* Begin Supplied records *

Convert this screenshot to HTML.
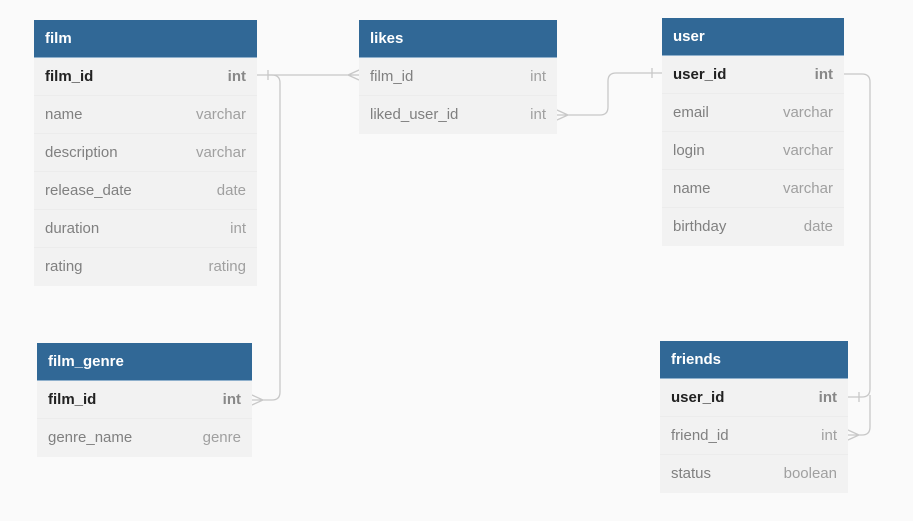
<!DOCTYPE html>
<html><head><style>
body{margin:0;width:913px;height:521px;background:#fafafa;font-family:"Liberation Sans",sans-serif;position:relative;overflow:hidden}
.t{position:absolute;background:#f2f2f2}
.h{box-sizing:border-box;background:#316896;color:#fff;font-weight:bold;font-size:15px;height:38px;line-height:37px;padding-left:11px;border-bottom:1px solid #8fb0cc}
.r{box-sizing:border-box;height:38px;line-height:37px;font-size:15px;color:#808080;padding:0 11px;display:flex;justify-content:space-between;border-bottom:1px solid #ececec}
.r span:last-child{color:#a0a0a0}
.r.k span{color:#222;font-weight:bold}.r.k span:last-child{color:#888}
svg{position:absolute;left:0;top:0}
</style></head><body>
<svg width="913" height="521" fill="none" stroke="#c8c8c8" stroke-width="1.3">
<path d="M257 75H359M268 70v10M359 70L348 75L359 80"/>
<path d="M268 75h4q8 0 8 8V392q0 8-8 8H252M252 395l11 5l-11 5"/>
<path d="M557 115H600q8 0 8-8V81q0-8 8-8H662M652 68v10M557 110l11 5l-11 5"/>
<path d="M844 74H862q8 0 8 8V389q0 8-8 8H848M859 392v10"/>
<path d="M870 395V427q0 8-8 8H848M848 430l11 5l-11 5"/>
</svg>
<div class="t" style="left:34px;top:20px;width:223px"><div class="h">film</div>
<div class="r k"><span>film_id</span><span>int</span></div>
<div class="r"><span>name</span><span>varchar</span></div>
<div class="r"><span>description</span><span>varchar</span></div>
<div class="r"><span>release_date</span><span>date</span></div>
<div class="r"><span>duration</span><span>int</span></div>
<div class="r" style="border:0"><span>rating</span><span>rating</span></div></div>
<div class="t" style="left:359px;top:20px;width:198px"><div class="h">likes</div>
<div class="r"><span>film_id</span><span>int</span></div>
<div class="r" style="border:0"><span>liked_user_id</span><span>int</span></div></div>
<div class="t" style="left:662px;top:18px;width:182px"><div class="h">user</div>
<div class="r k"><span>user_id</span><span>int</span></div>
<div class="r"><span>email</span><span>varchar</span></div>
<div class="r"><span>login</span><span>varchar</span></div>
<div class="r"><span>name</span><span>varchar</span></div>
<div class="r" style="border:0"><span>birthday</span><span>date</span></div></div>
<div class="t" style="left:37px;top:343px;width:215px"><div class="h">film_genre</div>
<div class="r k"><span>film_id</span><span>int</span></div>
<div class="r" style="border:0"><span>genre_name</span><span>genre</span></div></div>
<div class="t" style="left:660px;top:341px;width:188px"><div class="h">friends</div>
<div class="r k"><span>user_id</span><span>int</span></div>
<div class="r"><span>friend_id</span><span>int</span></div>
<div class="r" style="border:0"><span>status</span><span>boolean</span></div></div>
</body></html>
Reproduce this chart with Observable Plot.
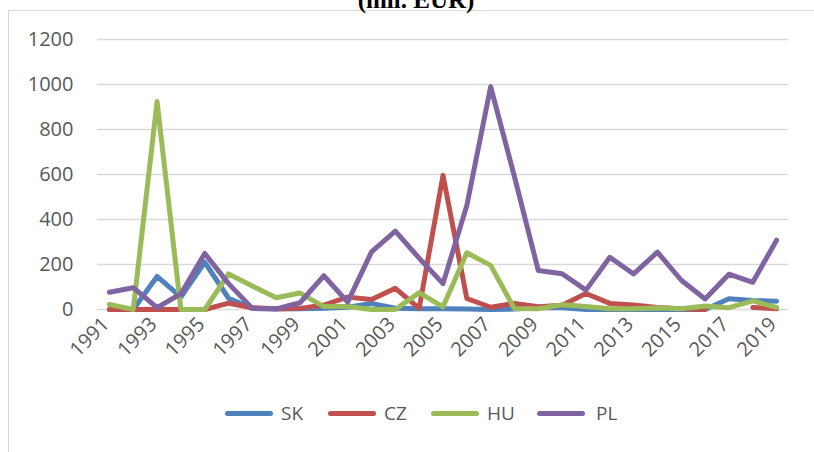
<!DOCTYPE html>
<html>
<head>
<meta charset="utf-8">
<script src="https://cdn.jsdelivr.net/npm/d3@7"></script>
<script src="https://cdn.jsdelivr.net/npm/@observablehq/plot@0.6"></script>
<style>
  html, body { margin: 0; padding: 0; background: #fff; }
  #wrap { position: relative; width: 814px; height: 452px; overflow: hidden; background: #fff; }
  #border { position: absolute; left: 8px; top: 10px; width: 900px; height: 600px; border: 1.5px solid #d9d9d9; box-sizing: border-box; }
  #title { position: absolute; left: 0; width: 832px; top: -14px; text-align: center; font-family: "Liberation Serif", "DejaVu Serif", serif; font-weight: bold; font-size: 25px; color: #000; }
  #chart { position: absolute; left: 0; top: 0; }
  .leg { position: absolute; font-family: "Open Sans", sans-serif; font-size: 19px; color: #595959; line-height: 1; }
  .sw { position: absolute; height: 5px; border-radius: 3px; }
</style>
</head>
<body>
<div id="wrap">
  <div id="border"></div>
  <div id="title">(mil. EUR)</div>
  <div id="chart"></div>
  <div id="legend"></div>
</div>
<script>
const years = d3.range(1991, 2020);
const series = ["SK", "CZ", "HU", "PL"];
const colors = ["#4F81BD", "#C0504D", "#9BBB59", "#8064A2"];
const SK = [0, 0, 147, 55, 210, 50, 5, 2, 3, 5, 10, 27, 6, 3, 3, 2, 0, 2, 8, 8, 0, 0, 0, 0, 0, 0, 48, 40, 37];
const CZ = [0, 0, 0, 0, 0, 28, 8, 3, 5, 20, 55, 44, 94, 5, 596, 49, 10, 27, 12, 19, 71, 27, 20, 9, 3, 0, null, 9, 3];
const HU = [22, 0, 924, 0, 0, 158, 104, 52, 73, 13, 13, 0, 0, 75, 12, 252, 196, 4, 3, 21, 13, 3, 3, 7, 3, 16, 8, 38, 9];
const PL = [77, 97, 8, 70, 249, 115, 5, 3, 30, 150, 33, 256, 348, 228, 115, 462, 990, 590, 173, 159, 86, 232, 158, 255, 130, 47, 157, 121, 308];
const yTicks = [0, 200, 400, 600, 800, 1000, 1200];
const xTicks = [1991, 1993, 1995, 1997, 1999, 2001, 2003, 2005, 2007, 2009, 2011, 2013, 2015, 2017, 2019];

const valuesBySeries = {SK, CZ, HU, PL};
const rows = [];
series.forEach(s => {
  valuesBySeries[s].forEach((v, i) => rows.push({series: s, year: years[i], value: v == null ? NaN : v}));
});

const plot = Plot.plot({
  width: 814,
  height: 380,
  marginLeft: 97,
  marginRight: 26,
  marginTop: 39,
  marginBottom: 71,
  style: {background: "transparent", fontFamily: "Open Sans, sans-serif"},
  x: {type: "linear", domain: [1990.5, 2019.5], axis: null},
  y: {domain: [0, 1200], axis: null},
  color: {domain: series, range: colors},
  marks: [
    Plot.ruleY(yTicks, {stroke: "#d9d9d9", strokeWidth: 1.5}),
    Plot.text(yTicks, {y: d => d, text: d => String(d), frameAnchor: "left", textAnchor: "end", dx: -24, fontSize: 20, fill: "#595959"}),
    Plot.text(xTicks, {x: d => d, text: d => String(d), frameAnchor: "bottom", textAnchor: "end", rotate: -45, dy: 16, dx: 1, fontSize: 20, fill: "#595959"}),
    Plot.line(rows, {x: "year", y: "value", z: "series", stroke: "series", strokeWidth: 5, strokeLinejoin: "round", strokeLinecap: "round"})
  ]
});
document.getElementById("chart").appendChild(plot);

// legend
const legend = document.getElementById("legend");
const legPos = [[225, 281], [328, 384], [431, 487], [537, 596]];
series.forEach((s, i) => {
  const sw = document.createElement("div");
  sw.className = "sw";
  sw.style.left = legPos[i][0] + "px";
  sw.style.top = "411px";
  sw.style.width = "48px";
  sw.style.background = colors[i];
  legend.appendChild(sw);
  const t = document.createElement("div");
  t.className = "leg";
  t.style.left = legPos[i][1] + "px";
  t.style.top = "404px";
  t.textContent = s;
  legend.appendChild(t);
});
</script>
</body>
</html>
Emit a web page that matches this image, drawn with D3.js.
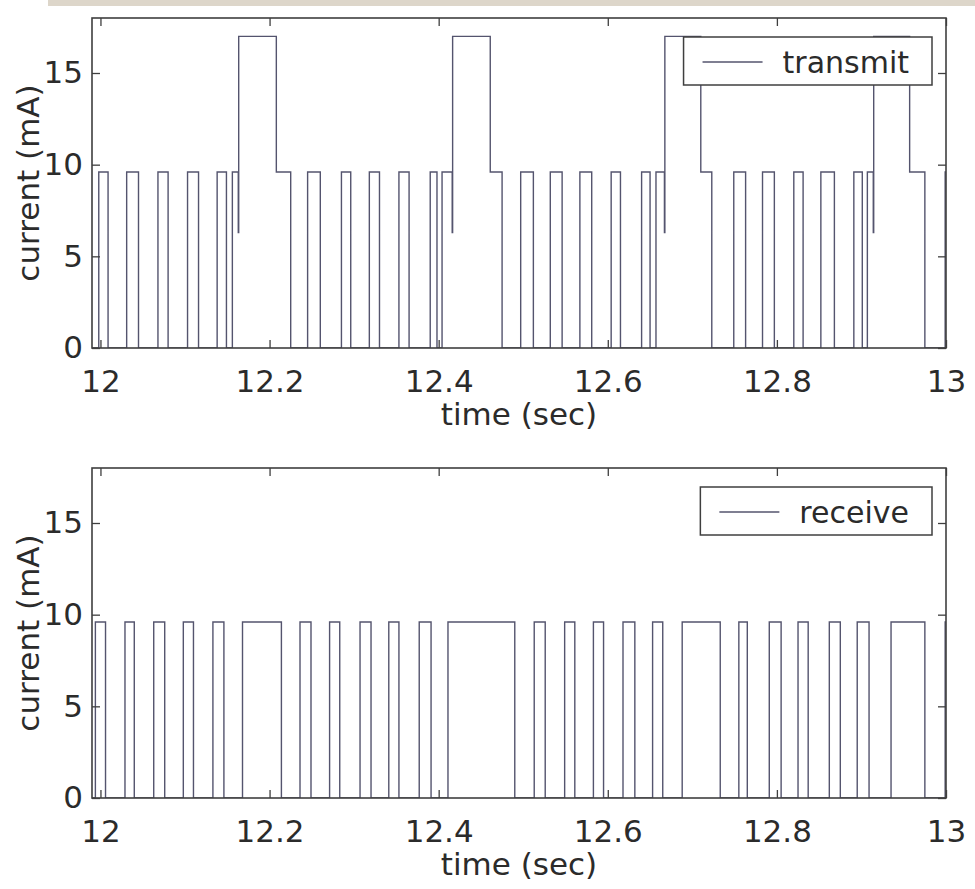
<!DOCTYPE html>
<html>
<head>
<meta charset="utf-8">
<script src="https://cdn.jsdelivr.net/npm/d3@7"></script>
<style>
  body { margin: 0; background: #fff; }
  svg { display: block; }
  text { font-family: "DejaVu Sans", sans-serif; fill: #2b2b2b; }
</style>
</head>
<body>
<svg id="chart" width="975" height="889"></svg>
<script>
// step series: current holds from time[k] until time[k+1]
const txTime = [
  11.990, 11.998, 12.009, 12.031, 12.045, 12.068, 12.080, 12.103, 12.116, 12.138, 12.149,
  12.156, 12.163, 12.1635, 12.208, 12.225,
  12.245, 12.260, 12.285, 12.296, 12.318, 12.330, 12.353, 12.365, 12.390, 12.398,
  12.404, 12.416, 12.4165, 12.461, 12.475,
  12.497, 12.512, 12.532, 12.546, 12.567, 12.581, 12.604, 12.615, 12.640, 12.650,
  12.657, 12.667, 12.6675, 12.710, 12.723,
  12.749, 12.763, 12.783, 12.797, 12.820, 12.831, 12.852, 12.868, 12.891, 12.901,
  12.907, 12.914, 12.9145, 12.957, 12.975,
  12.999, 13.000
];
const txCurrent = [
  0, 9.6, 0, 9.6, 0, 9.6, 0, 9.6, 0, 9.6, 0,
  9.6, 6.3, 17, 9.6, 0,
  9.6, 0, 9.6, 0, 9.6, 0, 9.6, 0, 9.6, 0,
  9.6, 6.3, 17, 9.6, 0,
  9.6, 0, 9.6, 0, 9.6, 0, 9.6, 0, 9.6, 0,
  9.6, 6.3, 17, 9.6, 0,
  9.6, 0, 9.6, 0, 9.6, 0, 9.6, 0, 9.6, 0,
  9.6, 6.3, 17, 9.6, 0,
  9.6, 9.6
];

const rxTime = [
  11.990, 11.994, 12.006, 12.029, 12.040, 12.063, 12.076, 12.098, 12.110, 12.133, 12.146,
  12.168, 12.214, 12.236, 12.249, 12.271, 12.283, 12.307, 12.320, 12.341, 12.353,
  12.377, 12.391, 12.411, 12.490, 12.513, 12.526, 12.549, 12.561, 12.583, 12.595,
  12.618, 12.632, 12.653, 12.665, 12.688, 12.733, 12.755, 12.765, 12.791, 12.805,
  12.825, 12.837, 12.862, 12.875, 12.895, 12.909, 12.935, 12.975, 12.999, 13.000
];
const rxCurrent = [
  0, 9.6, 0, 9.6, 0, 9.6, 0, 9.6, 0, 9.6, 0,
  9.6, 0, 9.6, 0, 9.6, 0, 9.6, 0, 9.6, 0,
  9.6, 0, 9.6, 0, 9.6, 0, 9.6, 0, 9.6, 0,
  9.6, 0, 9.6, 0, 9.6, 0, 9.6, 0, 9.6, 0,
  9.6, 0, 9.6, 0, 9.6, 0, 9.6, 0, 9.6, 9.6
];

const xTicks = [12, 12.2, 12.4, 12.6, 12.8, 13];
const yTicks = [0, 5, 10, 15];
const xDomain = [11.99, 13];
const yDomain = [0, 18];

const panels = [
  { name: "transmit", time: txTime, current: txCurrent, top: 18 },
  { name: "receive", time: rxTime, current: rxCurrent, top: 468 }
];

const svg = d3.select("#chart");
const left = 92, right = 946, plotH = 330;
const axisColor = "#3f3f3f", lineColor = "#54546e";

// the grey strip across the top of the screenshot
svg.append("rect").attr("x", 48).attr("y", 0).attr("width", 927).attr("height", 6)
  .attr("fill", "#ddd6ca");

const x = d3.scaleLinear().domain(xDomain).range([left, right]);

panels.forEach((p, i) => {
  const y = d3.scaleLinear().domain(yDomain).range([p.top + plotH, p.top]);
  const g = svg.append("g");

  g.append("clipPath").attr("id", "clip" + i)
    .append("rect").attr("x", left).attr("y", p.top).attr("width", right - left).attr("height", plotH);

  const pts = p.time.map((t, k) => [t, p.current[k]]);
  const line = d3.line().x(d => x(d[0])).y(d => y(d[1])).curve(d3.curveStepAfter);
  g.append("path").datum(pts)
    .attr("clip-path", `url(#clip${i})`)
    .attr("fill", "none").attr("stroke", lineColor).attr("stroke-width", 1.4)
    .attr("d", line);

  // axes with inward ticks on all four sides (matlab box)
  const bottom = g.append("g").attr("transform", `translate(0,${p.top + plotH})`)
    .call(d3.axisBottom(x).tickValues(xTicks).tickSize(-8).tickSizeOuter(0).tickPadding(22).tickFormat(d3.format("")));
  g.append("g").attr("transform", `translate(0,${p.top})`)
    .call(d3.axisTop(x).tickValues(xTicks).tickSize(-8).tickSizeOuter(0).tickFormat(""));
  const leftAx = g.append("g").attr("transform", `translate(${left},0)`)
    .call(d3.axisLeft(y).tickValues(yTicks).tickSize(-8).tickSizeOuter(0).tickPadding(9));
  g.append("g").attr("transform", `translate(${right},0)`)
    .call(d3.axisRight(y).tickValues(yTicks).tickSize(-8).tickSizeOuter(0).tickFormat(""));

  g.selectAll(".domain").remove();
  g.selectAll(".tick line").attr("stroke", axisColor).attr("stroke-width", 1.3);
  g.selectAll(".tick text").attr("font-size", 31).attr("font-family", "DejaVu Sans").attr("fill", "#2b2b2b");

  g.append("rect").attr("x", left).attr("y", p.top).attr("width", right - left).attr("height", plotH)
    .attr("fill", "none").attr("stroke", axisColor).attr("stroke-width", 1.6);

  g.append("text").attr("x", (left + right) / 2).attr("y", p.top + plotH + 77)
    .attr("text-anchor", "middle").attr("font-size", 31).text("time (sec)");

  g.append("text").attr("transform", `translate(39,${p.top + plotH / 2}) rotate(-90)`)
    .attr("text-anchor", "middle").attr("font-size", 31).text("current (mA)");

  // legend
  const lg = g.append("g");
  const label = lg.append("text").attr("font-size", 30).text(p.name);
  const tw = label.node().getComputedTextLength();
  const boxW = 99 + tw + 23, boxR = right - 14, boxX = boxR - boxW, boxY = p.top + 19;
  lg.insert("rect", "text").attr("x", boxX).attr("y", boxY).attr("width", boxW).attr("height", 48)
    .attr("fill", "#fff").attr("stroke", axisColor).attr("stroke-width", 1.5);
  lg.append("line").attr("x1", boxX + 19).attr("x2", boxX + 79).attr("y1", boxY + 25).attr("y2", boxY + 25)
    .attr("stroke", lineColor).attr("stroke-width", 1.4);
  label.attr("x", boxX + 99).attr("y", boxY + 36);
});
</script>
</body>
</html>
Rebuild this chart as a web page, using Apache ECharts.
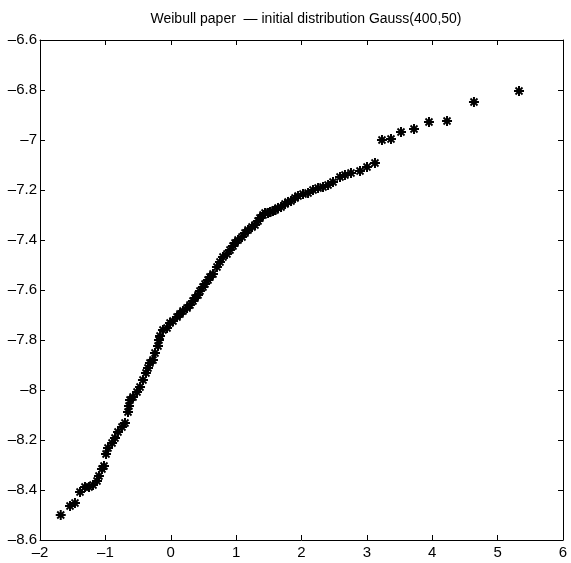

* End Supplied records *

Search the data above for the word "screenshot", then gather each line in which it appears.

**Output of the exercise**
Convert this screenshot to HTML.
// the grey strip across the top of the screenshot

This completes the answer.